▸ **Short exercise**
All lines from the top of the records below through the line holding "-19.2, -19.8, -20.2];", and only those, should be printed exactly, minus the pictures.

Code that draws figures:
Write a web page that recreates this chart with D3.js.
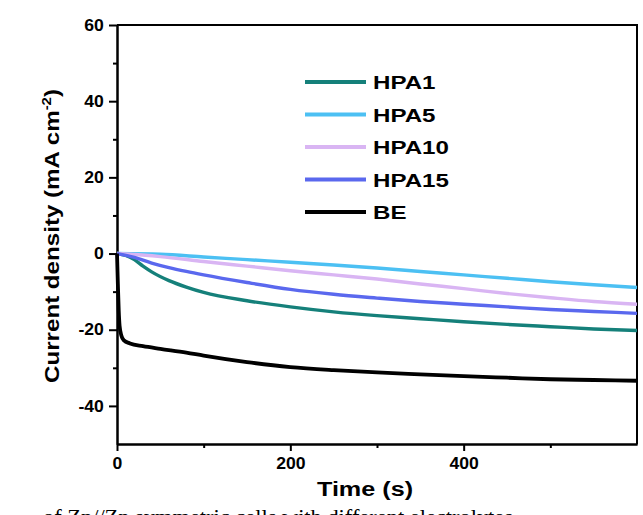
<!DOCTYPE html>
<html>
<head>
<meta charset="utf-8">
<script src="https://cdn.jsdelivr.net/npm/d3@7"></script>
<style>
  body { margin: 0; background: #fff; }
  svg { display: block; }
</style>
</head>
<body>
<div id="chart"></div>
<script>
// Data
const seriesNames = ['HPA1', 'HPA5', 'HPA10', 'HPA15', 'BE'];
const seriesColors = ['#15807a', '#4cc0f3', '#d9b5f3', '#5a68ee', '#000000'];

const hpa1Time = [0, 10, 20, 30, 40, 60, 80, 100, 150, 200, 250, 300, 350, 400, 450, 500, 550, 600];
const hpa1Curr = [0, -0.5, -1.6, -3.3, -4.8, -7.1, -8.8, -10.2, -12.4, -14.0, -15.3, -16.3, -17.1, -17.9, -18.6, -19.2, -19.8, -20.2];

const hpa5Time = [0, 50, 100, 150, 200, 250, 300, 350, 400, 450, 500, 550, 600];
const hpa5Curr = [0, -0.2, -0.9, -1.6, -2.3, -3.0, -3.8, -4.7, -5.6, -6.5, -7.4, -8.2, -8.9];

const hpa10Time = [0, 50, 100, 150, 200, 250, 300, 350, 400, 450, 500, 550, 600];
const hpa10Curr = [0, -0.8, -2.1, -3.3, -4.5, -5.6, -6.7, -8.0, -9.2, -10.5, -11.6, -12.6, -13.3];

const hpa15Time = [0, 20, 40, 60, 80, 100, 150, 200, 250, 300, 350, 400, 450, 500, 550, 600];
const hpa15Curr = [0, -1.0, -2.5, -3.7, -4.7, -5.6, -7.6, -9.4, -10.7, -11.7, -12.6, -13.3, -14.0, -14.7, -15.2, -15.7];

const beTime = [0, 1, 2, 3, 5, 8, 15, 30, 50, 80, 100, 150, 200, 250, 300, 350, 400, 450, 500, 550, 600];
const beCurr = [0, -8, -15, -19, -21.5, -22.8, -23.6, -24.3, -25.0, -26.0, -26.8, -28.5, -29.8, -30.6, -31.2, -31.7, -32.2, -32.6, -33.0, -33.2, -33.4];

const xTicks = [0, 200, 400];
const xMinorTicks = [100, 300, 500];
const yTicks = [-40, -20, 0, 20, 40, 60];
const yMinorTicks = [-30, -10, 10, 30, 50];

const allTimes = [hpa1Time, hpa5Time, hpa10Time, hpa15Time, beTime];
const allCurr = [hpa1Curr, hpa5Curr, hpa10Curr, hpa15Curr, beCurr];

// Width, height and margins
const svgWidth = 643;
const svgHeight = 515;
const margin = { top: 25, left: 117, right: 6, bottom: 71 };
const innerWidth = svgWidth - margin.left - margin.right;
const innerHeight = svgHeight - margin.top - margin.bottom;

// the source figure is a bit stretched sideways, so texts get a small x-scale
const stretch = 1.1;

const svg = d3.select('#chart')
    .append('svg')
    .attr('width', svgWidth)
    .attr('height', svgHeight);

const g = svg.append('g')
    .attr('transform', 'translate(' + margin.left + ',' + margin.top + ')');

const xScale = d3.scaleLinear().domain([0, 600]).range([0, innerWidth]);
const yScale = d3.scaleLinear().domain([-50, 60]).range([innerHeight, 0]);

const sansFont = 'Liberation Sans, Arial, sans-serif';
const plainFormat = d => String(d);

// X axis, major + minor ticks
g.append('g')
    .attr('transform', 'translate(0,' + innerHeight + ')')
    .call(d3.axisBottom(xScale).tickValues(xTicks).tickFormat(plainFormat)
        .tickSize(7).tickPadding(7).tickSizeOuter(0));
g.append('g')
    .attr('transform', 'translate(0,' + innerHeight + ')')
    .call(d3.axisBottom(xScale).tickValues(xMinorTicks).tickSize(4).tickFormat('').tickSizeOuter(0));

// Y axis
g.append('g')
    .call(d3.axisLeft(yScale).tickValues(yTicks).tickFormat(plainFormat)
        .tickSize(8).tickPadding(4).tickSizeOuter(0));
g.append('g')
    .call(d3.axisLeft(yScale).tickValues(yMinorTicks).tickSize(4).tickFormat('').tickSizeOuter(0));

g.selectAll('.domain').attr('stroke', '#000').attr('stroke-width', 2);
g.selectAll('.tick line').attr('stroke', '#000').attr('stroke-width', 2);
g.selectAll('.tick text')
    .attr('fill', '#000')
    .attr('transform', 'scale(' + stretch + ',1)')
    .style('font-family', sansFont)
    .style('font-size', '16px')
    .style('font-weight', 'bold');

// Frame (top and right)
g.append('path')
    .attr('d', 'M0,0H' + innerWidth + 'V' + innerHeight)
    .attr('fill', 'none')
    .attr('stroke', '#000')
    .attr('stroke-width', 2);

// Curves
const line = d3.line()
    .x(d => xScale(d[0]))
    .y(d => yScale(d[1]))
    .curve(d3.curveMonotoneX);

const plotData = seriesNames.map((name, i) => ({
    name: name,
    color: seriesColors[i],
    points: allTimes[i].map((t, j) => [t, allCurr[i][j]])
}));

g.append('g')
    .selectAll('path')
    .data(plotData)
    .join('path')
    .attr('d', d => line(d.points))
    .attr('fill', 'none')
    .attr('stroke', d => d.color)
    .attr('stroke-width', d => d.name === 'BE' ? 3.8 : 3.4)
    .attr('stroke-linejoin', 'round');

// Legend
const legend = svg.append('g')
    .attr('transform', 'translate(305, 82)');

const legendRows = legend.selectAll('g')
    .data(plotData)
    .join('g')
    .attr('transform', (d, i) => 'translate(0,' + (i * 32.5) + ')');

legendRows.append('line')
    .attr('x1', 0).attr('x2', 61)
    .attr('y1', 0).attr('y2', 0)
    .attr('stroke', d => d.color)
    .attr('stroke-width', 4);

legendRows.append('text')
    .attr('transform', 'translate(68,7) scale(1.27,1)')
    .style('font-family', sansFont)
    .style('font-size', '19px')
    .style('font-weight', 'bold')
    .text(d => d.name);

// Axis titles
svg.append('text')
    .attr('transform', 'translate(365,496) scale(1.2,1)')
    .style('text-anchor', 'middle')
    .style('font-family', sansFont)
    .style('font-size', '21px')
    .style('font-weight', 'bold')
    .text('Time (s)');

const yTitle = svg.append('text')
    .attr('transform', 'translate(59,236) rotate(-90) scale(1.15,1)')
    .style('text-anchor', 'middle')
    .style('font-family', sansFont)
    .style('font-size', '21px')
    .style('font-weight', 'bold');
yTitle.append('tspan').text('Current density (mA cm');
yTitle.append('tspan').attr('dy', -8).style('font-size', '13px').text('-2');
yTitle.append('tspan').attr('dy', 8).text(')');

// Caption fragment cut off at the bottom of the image
svg.append('text')
    .attr('x', 43)
    .attr('y', 524)
    .attr('textLength', 470)
    .attr('lengthAdjust', 'spacingAndGlyphs')
    .style('font-family', 'Liberation Serif, Times New Roman, serif')
    .style('font-size', '21px')
    .text('of Zn//Zn symmetric cells with different electrolytes');
</script>
</body>
</html>
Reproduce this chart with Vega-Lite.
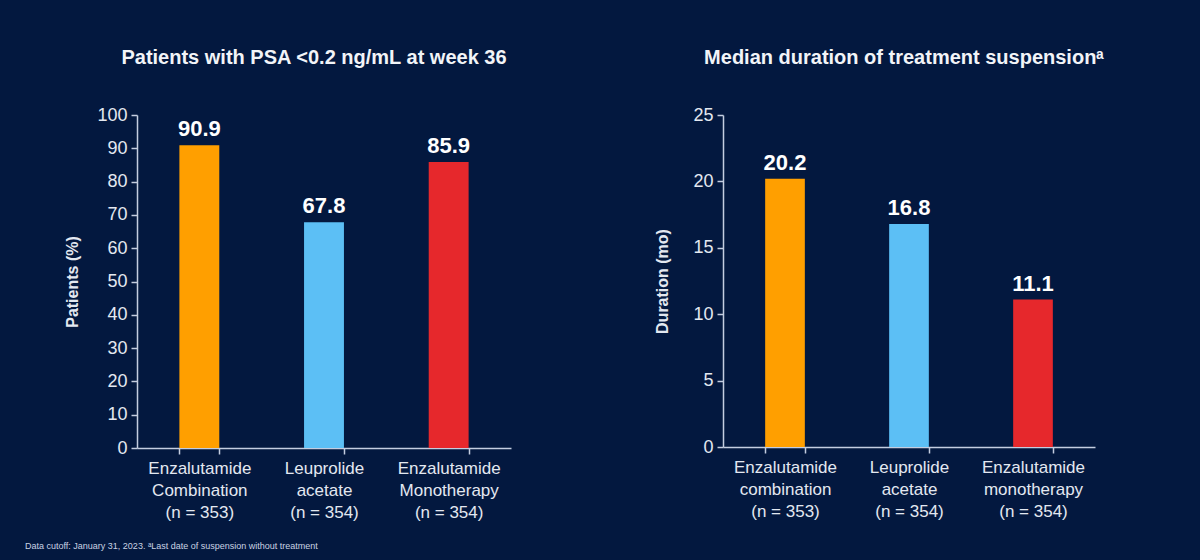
{
  "$schema": "https://vega.github.io/schema/vega-lite/v6.json",
  "background": "#03183f",
  "padding": {"left": 24, "top": 48, "right": 98, "bottom": 9},
  "spacing": 143,
  "title": {
    "text": "Data cutoff: January 31, 2023. ᵃLast date of suspension without treatment",
    "orient": "bottom",
    "anchor": "start",
    "font": "Liberation Sans",
    "fontSize": 9,
    "fontWeight": "normal",
    "color": "#c9d2e3",
    "offset": 22,
    "dx": -40
  },
  "config": {
    "view": {"stroke": null},
    "font": "Liberation Sans",
    "axis": {
      "domainColor": "#c4cde0",
      "tickColor": "#c4cde0",
      "labelColor": "#e3e8f1",
      "titleColor": "#e3e8f1",
      "labelFont": "Liberation Sans",
      "titleFont": "Liberation Sans",
      "labelFontSize": 18,
      "titleFontSize": 16,
      "titleFontWeight": "bold",
      "grid": false,
      "domainWidth": 1.5,
      "tickWidth": 1.5,
      "tickSize": 6
    },
    "title": {
      "font": "Liberation Sans",
      "fontSize": 20,
      "fontWeight": "bold",
      "color": "#f2f4f8",
      "offset": 38
    }
  },
  "hconcat": [
    {
      "width": 374,
      "height": 333,
      "title": {"text": "Patients with PSA <0.2 ng/mL at week 36", "dx": -10},
      "data": {
        "values": [
          {"group": "Enzalutamide|Combination|(n = 353)", "arm": "Enzalutamide combination", "value": 90.9},
          {"group": "Leuprolide|acetate|(n = 354)", "arm": "Leuprolide acetate", "value": 67.8},
          {"group": "Enzalutamide|Monotherapy|(n = 354)", "arm": "Enzalutamide monotherapy", "value": 85.9}
        ]
      },
      "encoding": {
        "x": {
          "field": "group",
          "type": "nominal",
          "sort": null,
          "scale": {"paddingInner": 0.68, "paddingOuter": 0.34},
          "axis": {
            "title": null,
            "labelAngle": 0,
            "labelExpr": "split(datum.label, '|')",
            "labelLineHeight": 22,
            "labelPadding": 6,
            "tickBand": "extent",
            "labelFontSize": 17
          }
        },
        "y": {
          "field": "value",
          "type": "quantitative",
          "scale": {"domain": [0, 100]},
          "axis": {"title": "Patients (%)", "values": [0,10,20,30,40,50,60,70,80,90,100], "labelPadding": 4, "titlePadding": 16}
        }
      },
      "layer": [
        {
          "mark": {"type": "bar"},
          "encoding": {
            "color": {
              "field": "arm",
              "type": "nominal",
              "legend": null,
              "scale": {
                "domain": ["Enzalutamide combination", "Leuprolide acetate", "Enzalutamide monotherapy"],
                "range": ["#ff9f00", "#5cbff5", "#e6282c"]
              }
            }
          }
        },
        {
          "mark": {"type": "text", "dy": -16, "fontSize": 22, "fontWeight": "bold", "color": "#ffffff", "font": "Liberation Sans"},
          "encoding": {"text": {"field": "value", "type": "quantitative", "format": ".1f"}}
        }
      ]
    },
    {
      "width": 372,
      "height": 332,
      "title": {"text": "Median duration of treatment suspensionᵃ", "dx": -5},
      "data": {
        "values": [
          {"group": "Enzalutamide|combination|(n = 353)", "arm": "Enzalutamide combination", "value": 20.2},
          {"group": "Leuprolide|acetate|(n = 354)", "arm": "Leuprolide acetate", "value": 16.8},
          {"group": "Enzalutamide|monotherapy|(n = 354)", "arm": "Enzalutamide monotherapy", "value": 11.1}
        ]
      },
      "encoding": {
        "x": {
          "field": "group",
          "type": "nominal",
          "sort": null,
          "scale": {"paddingInner": 0.68, "paddingOuter": 0.34},
          "axis": {
            "title": null,
            "labelAngle": 0,
            "labelExpr": "split(datum.label, '|')",
            "labelLineHeight": 22,
            "labelPadding": 6,
            "tickBand": "extent",
            "labelFontSize": 17
          }
        },
        "y": {
          "field": "value",
          "type": "quantitative",
          "scale": {"domain": [0, 25]},
          "axis": {"title": "Duration (mo)", "values": [0,5,10,15,20,25], "labelPadding": 4, "titlePadding": 22}
        }
      },
      "layer": [
        {
          "mark": {"type": "bar"},
          "encoding": {
            "color": {
              "field": "arm",
              "type": "nominal",
              "legend": null,
              "scale": {
                "domain": ["Enzalutamide combination", "Leuprolide acetate", "Enzalutamide monotherapy"],
                "range": ["#ff9f00", "#5cbff5", "#e6282c"]
              }
            }
          }
        },
        {
          "mark": {"type": "text", "dy": -16, "fontSize": 22, "fontWeight": "bold", "color": "#ffffff", "font": "Liberation Sans"},
          "encoding": {"text": {"field": "value", "type": "quantitative", "format": ".1f"}}
        }
      ]
    }
  ]
}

▸ **Result below**
Write a web page that recreates this chart with D3.js.
<!DOCTYPE html>
<html>
<head>
<meta charset="utf-8">
<script src="https://cdn.jsdelivr.net/npm/d3@7"></script>
<style>
  body { margin: 0; background: #fff; }
  svg { display: block; }
</style>
</head>
<body>
<div id="chart"></div>
<script>
// Data
const seriesNames = ['HPA1', 'HPA5', 'HPA10', 'HPA15', 'BE'];
const seriesColors = ['#15807a', '#4cc0f3', '#d9b5f3', '#5a68ee', '#000000'];

const hpa1Time = [0, 10, 20, 30, 40, 60, 80, 100, 150, 200, 250, 300, 350, 400, 450, 500, 550, 600];
const hpa1Curr = [0, -0.5, -1.6, -3.3, -4.8, -7.1, -8.8, -10.2, -12.4, -14.0, -15.3, -16.3, -17.1, -17.9, -18.6, -19.2, -19.8, -20.2];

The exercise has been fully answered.